→ Recorded information

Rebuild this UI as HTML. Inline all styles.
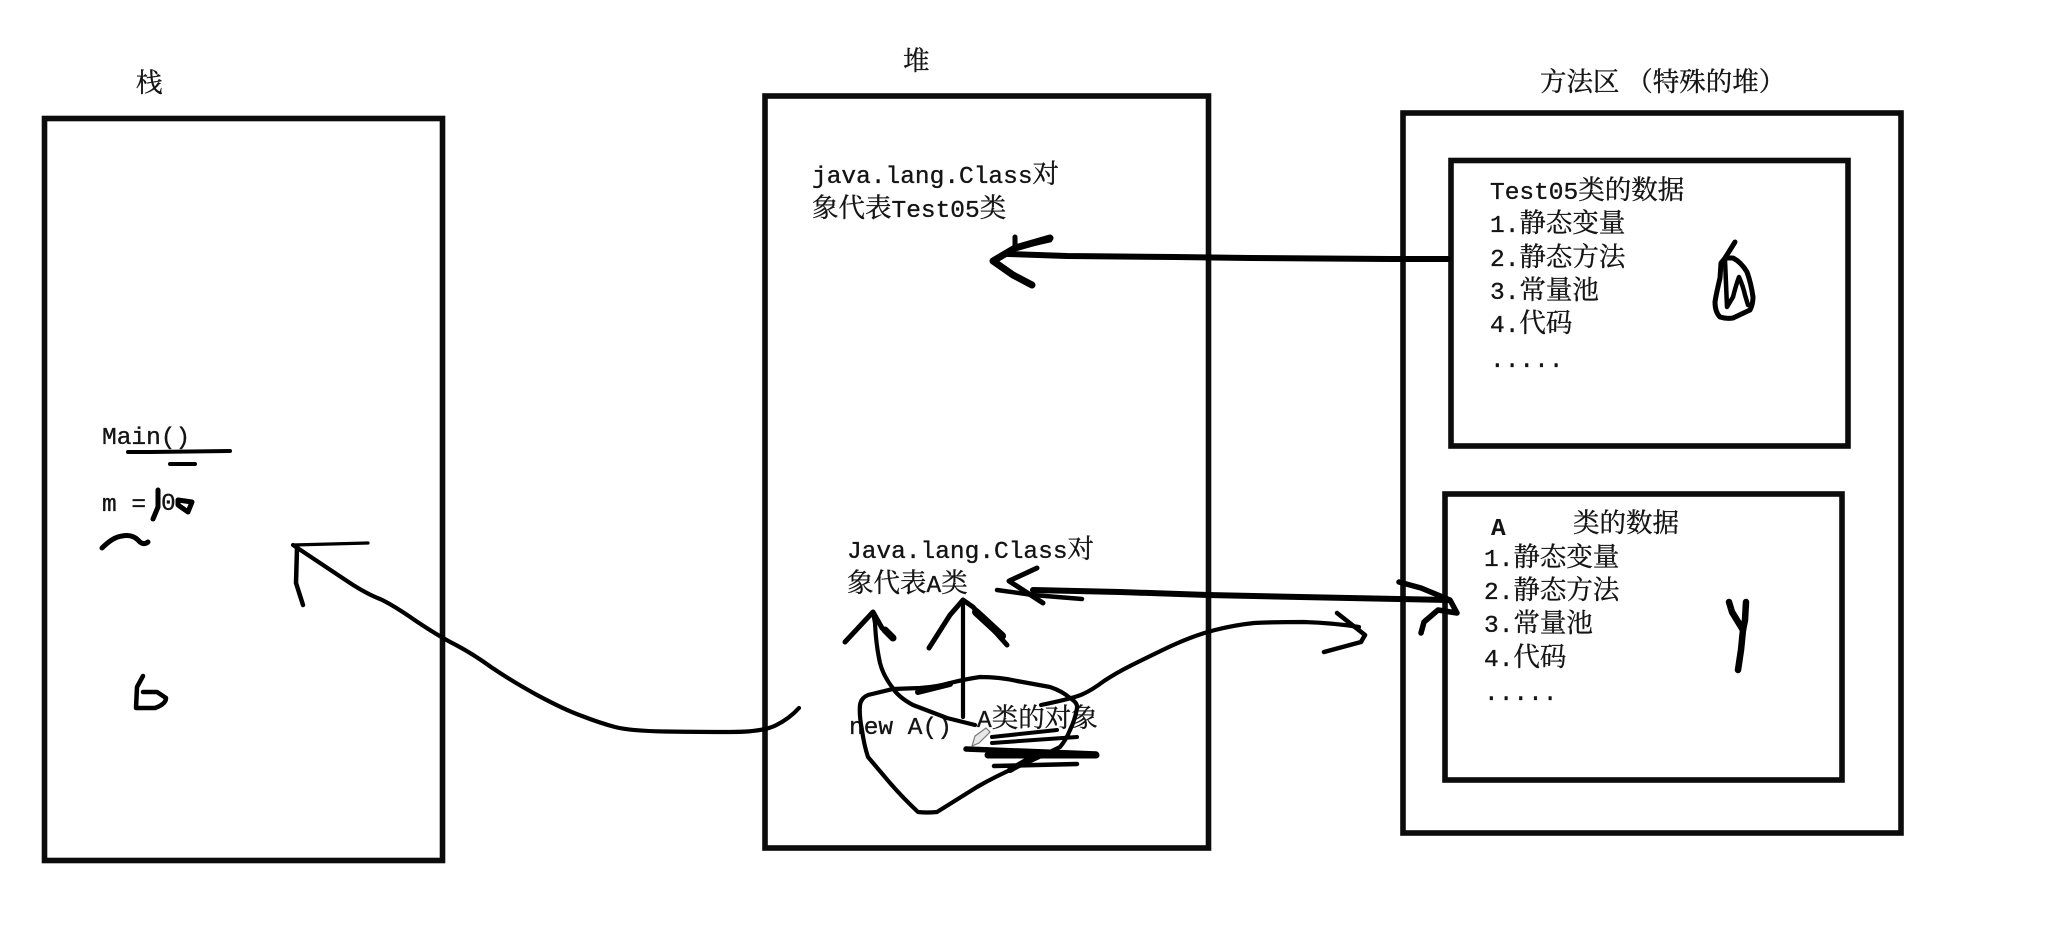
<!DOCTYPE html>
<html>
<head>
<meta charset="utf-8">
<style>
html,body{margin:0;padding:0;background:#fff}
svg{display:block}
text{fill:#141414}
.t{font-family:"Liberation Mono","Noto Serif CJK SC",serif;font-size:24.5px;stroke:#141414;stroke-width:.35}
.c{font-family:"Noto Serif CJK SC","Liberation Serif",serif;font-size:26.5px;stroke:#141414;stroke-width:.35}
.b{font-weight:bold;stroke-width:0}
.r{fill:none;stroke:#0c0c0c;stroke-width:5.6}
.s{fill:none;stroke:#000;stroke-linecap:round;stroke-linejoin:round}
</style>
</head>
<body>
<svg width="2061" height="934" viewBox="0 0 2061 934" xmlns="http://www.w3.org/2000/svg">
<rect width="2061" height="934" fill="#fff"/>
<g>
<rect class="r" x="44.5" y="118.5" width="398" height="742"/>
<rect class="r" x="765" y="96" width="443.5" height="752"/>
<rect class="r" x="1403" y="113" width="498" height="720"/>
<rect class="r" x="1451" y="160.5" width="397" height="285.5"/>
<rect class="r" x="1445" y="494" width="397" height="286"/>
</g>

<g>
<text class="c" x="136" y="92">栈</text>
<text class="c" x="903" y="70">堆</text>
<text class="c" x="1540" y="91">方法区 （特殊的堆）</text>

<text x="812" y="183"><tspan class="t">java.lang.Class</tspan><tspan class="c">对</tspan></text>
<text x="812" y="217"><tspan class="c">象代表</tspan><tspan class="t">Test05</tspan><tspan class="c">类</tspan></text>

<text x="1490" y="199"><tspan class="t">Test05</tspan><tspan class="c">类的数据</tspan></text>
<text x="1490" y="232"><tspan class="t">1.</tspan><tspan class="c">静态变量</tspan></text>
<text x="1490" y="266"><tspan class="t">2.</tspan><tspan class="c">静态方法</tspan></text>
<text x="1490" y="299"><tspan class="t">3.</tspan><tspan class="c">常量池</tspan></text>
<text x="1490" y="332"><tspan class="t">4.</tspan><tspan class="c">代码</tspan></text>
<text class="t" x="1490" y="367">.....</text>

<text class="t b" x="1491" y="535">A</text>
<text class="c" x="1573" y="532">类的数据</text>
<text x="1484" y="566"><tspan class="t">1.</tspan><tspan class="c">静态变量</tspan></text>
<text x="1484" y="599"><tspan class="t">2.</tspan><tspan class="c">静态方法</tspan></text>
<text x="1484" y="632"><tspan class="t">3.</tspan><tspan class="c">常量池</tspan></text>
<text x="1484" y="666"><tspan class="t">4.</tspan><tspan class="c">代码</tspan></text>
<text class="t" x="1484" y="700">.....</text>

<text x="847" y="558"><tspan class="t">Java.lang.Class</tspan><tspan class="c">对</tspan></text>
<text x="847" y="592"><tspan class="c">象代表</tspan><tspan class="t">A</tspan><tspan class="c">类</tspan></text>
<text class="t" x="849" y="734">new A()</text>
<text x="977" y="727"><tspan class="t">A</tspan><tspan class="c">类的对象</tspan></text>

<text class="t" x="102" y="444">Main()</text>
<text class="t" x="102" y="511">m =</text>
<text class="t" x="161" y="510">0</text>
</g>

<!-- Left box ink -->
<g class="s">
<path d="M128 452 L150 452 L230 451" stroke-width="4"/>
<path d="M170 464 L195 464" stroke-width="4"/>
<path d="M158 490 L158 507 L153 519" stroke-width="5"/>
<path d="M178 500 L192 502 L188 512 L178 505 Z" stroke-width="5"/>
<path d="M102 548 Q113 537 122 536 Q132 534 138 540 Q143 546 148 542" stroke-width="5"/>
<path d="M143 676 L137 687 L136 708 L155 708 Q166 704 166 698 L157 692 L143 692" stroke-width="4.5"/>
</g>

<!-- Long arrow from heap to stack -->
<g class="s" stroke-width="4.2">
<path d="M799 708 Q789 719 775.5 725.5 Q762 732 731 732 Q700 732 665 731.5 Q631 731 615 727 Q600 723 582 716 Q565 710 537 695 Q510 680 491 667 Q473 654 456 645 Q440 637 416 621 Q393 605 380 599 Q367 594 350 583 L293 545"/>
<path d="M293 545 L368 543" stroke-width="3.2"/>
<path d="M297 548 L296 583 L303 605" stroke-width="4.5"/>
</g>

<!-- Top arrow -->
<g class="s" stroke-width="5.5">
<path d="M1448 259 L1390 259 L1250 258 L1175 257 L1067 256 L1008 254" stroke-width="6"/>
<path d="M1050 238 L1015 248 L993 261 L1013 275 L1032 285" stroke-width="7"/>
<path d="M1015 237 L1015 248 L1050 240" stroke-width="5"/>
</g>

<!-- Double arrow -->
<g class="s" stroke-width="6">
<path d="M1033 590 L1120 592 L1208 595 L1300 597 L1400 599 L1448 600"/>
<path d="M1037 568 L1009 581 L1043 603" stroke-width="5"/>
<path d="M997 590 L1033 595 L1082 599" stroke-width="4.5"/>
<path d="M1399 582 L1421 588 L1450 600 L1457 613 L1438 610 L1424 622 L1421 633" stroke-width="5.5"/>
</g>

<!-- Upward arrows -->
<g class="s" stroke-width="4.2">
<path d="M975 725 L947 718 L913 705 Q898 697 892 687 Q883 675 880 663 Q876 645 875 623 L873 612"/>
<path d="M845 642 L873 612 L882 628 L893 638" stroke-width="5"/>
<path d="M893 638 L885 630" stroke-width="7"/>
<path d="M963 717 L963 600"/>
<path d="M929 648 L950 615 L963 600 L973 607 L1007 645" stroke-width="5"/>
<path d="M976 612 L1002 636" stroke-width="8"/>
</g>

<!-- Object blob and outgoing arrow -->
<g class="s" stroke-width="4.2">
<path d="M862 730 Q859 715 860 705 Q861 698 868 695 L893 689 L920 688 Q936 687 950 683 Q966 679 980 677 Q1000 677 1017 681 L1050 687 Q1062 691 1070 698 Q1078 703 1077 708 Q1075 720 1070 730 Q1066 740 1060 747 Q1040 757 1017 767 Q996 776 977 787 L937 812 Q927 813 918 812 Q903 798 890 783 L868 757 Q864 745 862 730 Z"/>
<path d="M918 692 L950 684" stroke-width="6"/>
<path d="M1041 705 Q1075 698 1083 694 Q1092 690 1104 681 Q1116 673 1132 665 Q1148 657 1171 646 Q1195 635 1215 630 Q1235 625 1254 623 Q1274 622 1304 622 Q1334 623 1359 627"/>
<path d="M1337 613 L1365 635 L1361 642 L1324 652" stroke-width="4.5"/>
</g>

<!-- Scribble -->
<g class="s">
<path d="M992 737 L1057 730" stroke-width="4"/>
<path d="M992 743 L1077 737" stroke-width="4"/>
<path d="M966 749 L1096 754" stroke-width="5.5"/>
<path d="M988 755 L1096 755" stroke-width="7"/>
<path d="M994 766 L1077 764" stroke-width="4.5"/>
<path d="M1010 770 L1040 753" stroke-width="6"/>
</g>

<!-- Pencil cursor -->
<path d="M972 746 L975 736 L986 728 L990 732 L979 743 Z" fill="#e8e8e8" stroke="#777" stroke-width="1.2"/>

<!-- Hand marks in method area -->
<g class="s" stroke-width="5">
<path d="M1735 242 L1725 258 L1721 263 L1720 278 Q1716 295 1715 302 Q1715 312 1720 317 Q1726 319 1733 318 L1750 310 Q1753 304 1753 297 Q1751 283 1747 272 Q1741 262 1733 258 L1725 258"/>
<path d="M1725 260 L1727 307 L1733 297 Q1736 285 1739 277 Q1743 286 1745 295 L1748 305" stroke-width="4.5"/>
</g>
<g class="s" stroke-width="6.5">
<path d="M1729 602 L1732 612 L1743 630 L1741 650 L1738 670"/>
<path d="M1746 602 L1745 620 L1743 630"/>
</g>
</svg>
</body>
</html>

→ Exercise prompt
Quote the data above in full and without alteration; skip the pictures.

→ Response
Rebuild this UI as HTML. Inline all styles.
<!DOCTYPE html>
<html>
<head>
<meta charset="utf-8">
<style>
html,body{margin:0;padding:0;background:#fff}
svg{display:block}
text{fill:#141414}
.t{font-family:"Liberation Mono","Noto Serif CJK SC",serif;font-size:24.5px;stroke:#141414;stroke-width:.35}
.c{font-family:"Noto Serif CJK SC","Liberation Serif",serif;font-size:26.5px;stroke:#141414;stroke-width:.35}
.b{font-weight:bold;stroke-width:0}
.r{fill:none;stroke:#0c0c0c;stroke-width:5.6}
.s{fill:none;stroke:#000;stroke-linecap:round;stroke-linejoin:round}
</style>
</head>
<body>
<svg width="2061" height="934" viewBox="0 0 2061 934" xmlns="http://www.w3.org/2000/svg">
<rect width="2061" height="934" fill="#fff"/>
<g>
<rect class="r" x="44.5" y="118.5" width="398" height="742"/>
<rect class="r" x="765" y="96" width="443.5" height="752"/>
<rect class="r" x="1403" y="113" width="498" height="720"/>
<rect class="r" x="1451" y="160.5" width="397" height="285.5"/>
<rect class="r" x="1445" y="494" width="397" height="286"/>
</g>

<g>
<text class="c" x="136" y="92">栈</text>
<text class="c" x="903" y="70">堆</text>
<text class="c" x="1540" y="91">方法区 （特殊的堆）</text>

<text x="812" y="183"><tspan class="t">java.lang.Class</tspan><tspan class="c">对</tspan></text>
<text x="812" y="217"><tspan class="c">象代表</tspan><tspan class="t">Test05</tspan><tspan class="c">类</tspan></text>

<text x="1490" y="199"><tspan class="t">Test05</tspan><tspan class="c">类的数据</tspan></text>
<text x="1490" y="232"><tspan class="t">1.</tspan><tspan class="c">静态变量</tspan></text>
<text x="1490" y="266"><tspan class="t">2.</tspan><tspan class="c">静态方法</tspan></text>
<text x="1490" y="299"><tspan class="t">3.</tspan><tspan class="c">常量池</tspan></text>
<text x="1490" y="332"><tspan class="t">4.</tspan><tspan class="c">代码</tspan></text>
<text class="t" x="1490" y="367">.....</text>

<text class="t b" x="1491" y="535">A</text>
<text class="c" x="1573" y="532">类的数据</text>
<text x="1484" y="566"><tspan class="t">1.</tspan><tspan class="c">静态变量</tspan></text>
<text x="1484" y="599"><tspan class="t">2.</tspan><tspan class="c">静态方法</tspan></text>
<text x="1484" y="632"><tspan class="t">3.</tspan><tspan class="c">常量池</tspan></text>
<text x="1484" y="666"><tspan class="t">4.</tspan><tspan class="c">代码</tspan></text>
<text class="t" x="1484" y="700">.....</text>

<text x="847" y="558"><tspan class="t">Java.lang.Class</tspan><tspan class="c">对</tspan></text>
<text x="847" y="592"><tspan class="c">象代表</tspan><tspan class="t">A</tspan><tspan class="c">类</tspan></text>
<text class="t" x="849" y="734">new A()</text>
<text x="977" y="727"><tspan class="t">A</tspan><tspan class="c">类的对象</tspan></text>

<text class="t" x="102" y="444">Main()</text>
<text class="t" x="102" y="511">m =</text>
<text class="t" x="161" y="510">0</text>
</g>

<!-- Left box ink -->
<g class="s">
<path d="M128 452 L150 452 L230 451" stroke-width="4"/>
<path d="M170 464 L195 464" stroke-width="4"/>
<path d="M158 490 L158 507 L153 519" stroke-width="5"/>
<path d="M178 500 L192 502 L188 512 L178 505 Z" stroke-width="5"/>
<path d="M102 548 Q113 537 122 536 Q132 534 138 540 Q143 546 148 542" stroke-width="5"/>
<path d="M143 676 L137 687 L136 708 L155 708 Q166 704 166 698 L157 692 L143 692" stroke-width="4.5"/>
</g>

<!-- Long arrow from heap to stack -->
<g class="s" stroke-width="4.2">
<path d="M799 708 Q789 719 775.5 725.5 Q762 732 731 732 Q700 732 665 731.5 Q631 731 615 727 Q600 723 582 716 Q565 710 537 695 Q510 680 491 667 Q473 654 456 645 Q440 637 416 621 Q393 605 380 599 Q367 594 350 583 L293 545"/>
<path d="M293 545 L368 543" stroke-width="3.2"/>
<path d="M297 548 L296 583 L303 605" stroke-width="4.5"/>
</g>

<!-- Top arrow -->
<g class="s" stroke-width="5.5">
<path d="M1448 259 L1390 259 L1250 258 L1175 257 L1067 256 L1008 254" stroke-width="6"/>
<path d="M1050 238 L1015 248 L993 261 L1013 275 L1032 285" stroke-width="7"/>
<path d="M1015 237 L1015 248 L1050 240" stroke-width="5"/>
</g>

<!-- Double arrow -->
<g class="s" stroke-width="6">
<path d="M1033 590 L1120 592 L1208 595 L1300 597 L1400 599 L1448 600"/>
<path d="M1037 568 L1009 581 L1043 603" stroke-width="5"/>
<path d="M997 590 L1033 595 L1082 599" stroke-width="4.5"/>
<path d="M1399 582 L1421 588 L1450 600 L1457 613 L1438 610 L1424 622 L1421 633" stroke-width="5.5"/>
</g>

<!-- Upward arrows -->
<g class="s" stroke-width="4.2">
<path d="M975 725 L947 718 L913 705 Q898 697 892 687 Q883 675 880 663 Q876 645 875 623 L873 612"/>
<path d="M845 642 L873 612 L882 628 L893 638" stroke-width="5"/>
<path d="M893 638 L885 630" stroke-width="7"/>
<path d="M963 717 L963 600"/>
<path d="M929 648 L950 615 L963 600 L973 607 L1007 645" stroke-width="5"/>
<path d="M976 612 L1002 636" stroke-width="8"/>
</g>

<!-- Object blob and outgoing arrow -->
<g class="s" stroke-width="4.2">
<path d="M862 730 Q859 715 860 705 Q861 698 868 695 L893 689 L920 688 Q936 687 950 683 Q966 679 980 677 Q1000 677 1017 681 L1050 687 Q1062 691 1070 698 Q1078 703 1077 708 Q1075 720 1070 730 Q1066 740 1060 747 Q1040 757 1017 767 Q996 776 977 787 L937 812 Q927 813 918 812 Q903 798 890 783 L868 757 Q864 745 862 730 Z"/>
<path d="M918 692 L950 684" stroke-width="6"/>
<path d="M1041 705 Q1075 698 1083 694 Q1092 690 1104 681 Q1116 673 1132 665 Q1148 657 1171 646 Q1195 635 1215 630 Q1235 625 1254 623 Q1274 622 1304 622 Q1334 623 1359 627"/>
<path d="M1337 613 L1365 635 L1361 642 L1324 652" stroke-width="4.5"/>
</g>

<!-- Scribble -->
<g class="s">
<path d="M992 737 L1057 730" stroke-width="4"/>
<path d="M992 743 L1077 737" stroke-width="4"/>
<path d="M966 749 L1096 754" stroke-width="5.5"/>
<path d="M988 755 L1096 755" stroke-width="7"/>
<path d="M994 766 L1077 764" stroke-width="4.5"/>
<path d="M1010 770 L1040 753" stroke-width="6"/>
</g>

<!-- Pencil cursor -->
<path d="M972 746 L975 736 L986 728 L990 732 L979 743 Z" fill="#e8e8e8" stroke="#777" stroke-width="1.2"/>

<!-- Hand marks in method area -->
<g class="s" stroke-width="5">
<path d="M1735 242 L1725 258 L1721 263 L1720 278 Q1716 295 1715 302 Q1715 312 1720 317 Q1726 319 1733 318 L1750 310 Q1753 304 1753 297 Q1751 283 1747 272 Q1741 262 1733 258 L1725 258"/>
<path d="M1725 260 L1727 307 L1733 297 Q1736 285 1739 277 Q1743 286 1745 295 L1748 305" stroke-width="4.5"/>
</g>
<g class="s" stroke-width="6.5">
<path d="M1729 602 L1732 612 L1743 630 L1741 650 L1738 670"/>
<path d="M1746 602 L1745 620 L1743 630"/>
</g>
</svg>
</body>
</html>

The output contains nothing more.